The proximity to the lake is important not only in full ripening of fruit by mitigating summer heat spells and shoulder season cool spells, it kept the vineyard temperature high enough during our calamitous January 2024 freeze that the vines survived, without a need to re-train the trunks. We should enjoy a full harvest from that block in 2025. The only vineyard to have fruit to pick this year was the Dickinson vineyard, similarly situated above the lake. We received one bin of gorgeous pinot gris which will become our first Single Vineyard white wine (stay tuned). Learn more from our conversation with Pat in the summer of 2022.
Pat and Carl finally named the vineyard Occhi Dolci, and we immediately had labels printed. Meaning “sweet eyes” Occhi Dolci (pronounced “oh-key duel-chee”) refers to the gorgeous view from this vineyard perched high over Okanagan Lake, but is also Italian slang for a flirtatious look, or what my sister referred to as her “come-hither look”.

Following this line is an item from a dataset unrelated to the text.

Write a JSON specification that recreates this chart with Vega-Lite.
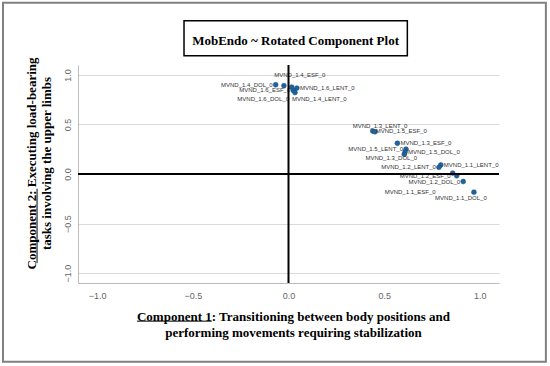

Dr. Pat Bowen was a key contributor to the body of Okanagan Valley viticulture knowledge over the decades she spent at the research station. She created a GPS data bank which is used to collect data on the vineyards valleywide. This has been a key resource and is especially important currently as we are faced with climate anomalies that impact our growing area. Pat and colleagues also received the 2010 Best Viticulture Paper award from the American Journal of Enology and Viticulture. https://www.asev.org/press-release/honorary-research-lecturer-discuss-spatial-variations-vineyard-environments-asev
Pat’s husband and collaborator Carl Bogdanoff was key in creating a methodical system for monitoring and predicting wine grapevine bud-hardiness throughout the dormant season. This is a key tool for assessing expected vine health as well as for predicting the following season’s yield.
We have been pouring this wine in our tasting room since its release and folks are crazy about it.